Nawab Raza Ali Khan opened out Rampur to new ideas, relaxed the stiflingly strict rules of the Qila and moved his residence from there to Khasbagh Palace alongside leafy avenues outside the old city. In 1931, my mother and her second sister Fakhra (they were very close) discarded purdah, visited Europe and England and returned to a changed Rampur. “There were Englishmen everywhere,” new factories and developments and a new social life with tennis matches, dinners, balls — and summers in Mussoorie.
None of this prepared Rampur, or princely India, for the whirlwind of history, modernity and egalitarianism: inevitably it crumbled with the upheavals of Independence and Partition. But Rampur’s intellectual heritage lives on.

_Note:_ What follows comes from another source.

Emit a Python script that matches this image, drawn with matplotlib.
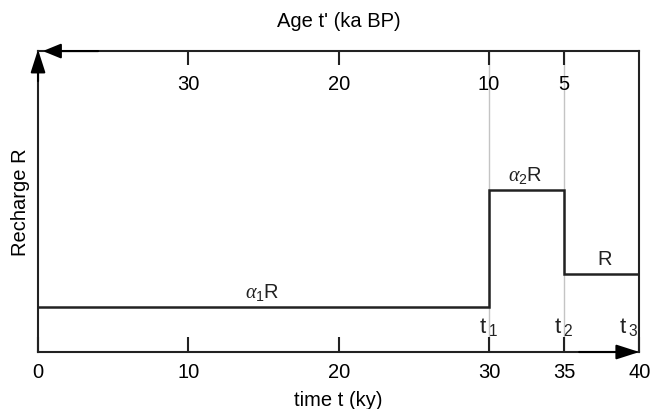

In 2005, I visited the Raza Library in Rampur, headed by Dr W.H. Siddiqi. I found he had acquired the English version of my mother’s book and was delighted with the Urdu edition that I gave. He told me that my mother’s was such a rare record that it was a great service to Rampur. I longed to tell this to my mother, that most unassuming of women. She would have been bowled over. Her eyes would have lit up and she would have said “Acha! Really? Is it true?”